Roosevelt gained McKinley's approval to recruit a division of volunteers, now famous as the Rough Riders. The charge up San Juan Hill was made famous because Roosevelt made sure it was covered by the media. That lesson was never lost on him. Arriving back in the States as a hero, Roosevelt sought and was elected as Governor of New York. Roosevelt's ambition didn't end with the Governor's office. He began to agitate for the presidential nomination.

Fearing a Roosevelt 'on the loose', the Party gave him the position of McKinley's Vice President. His term passed in a lackluster fashion until the assassin's gun. Catapulted into the office he had targeted, Roosevelt's felt that unless a nation kept its value system intact, (wherein the family as he knew it was sound - without divorce or homosexuality or other activities signaling moral decline), the nation was in peril.

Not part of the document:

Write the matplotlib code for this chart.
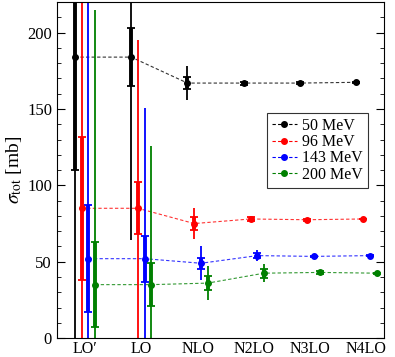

Thus, these values formed the fulcrum of Roosevelt's presidential actions: active mind, healthy body; corporations must do the "right" thing by society or government could compel them to do "good"; immigrants must be assimilated into American society with inter-marriage by the third generation; an only English spoken policy was necessary to promote assimilation. He had a natural ability to communicate with the American people. Roosevelt integrated the physicality and roughness of the frontiersmen with the values of a reformer.

Roosevelt believed that politicians could make life better for the average citizen. Roosevelt created and implemented a reformist agenda: the Panama Canal despite Colombia's protests, "dollar diplomacy" became a substitute for inter-countries' debt, reserved thousands of acres of federal lands for the people and further, established an activism in the presidential office which has influenced its occupants for years to come. Although Roosevelt wished to serve again in 1912, he failed to halt Woodrow Wilson with his newly formed "Bull Moose Party" and lived the remainder of his life as a hunter and informal ambassador.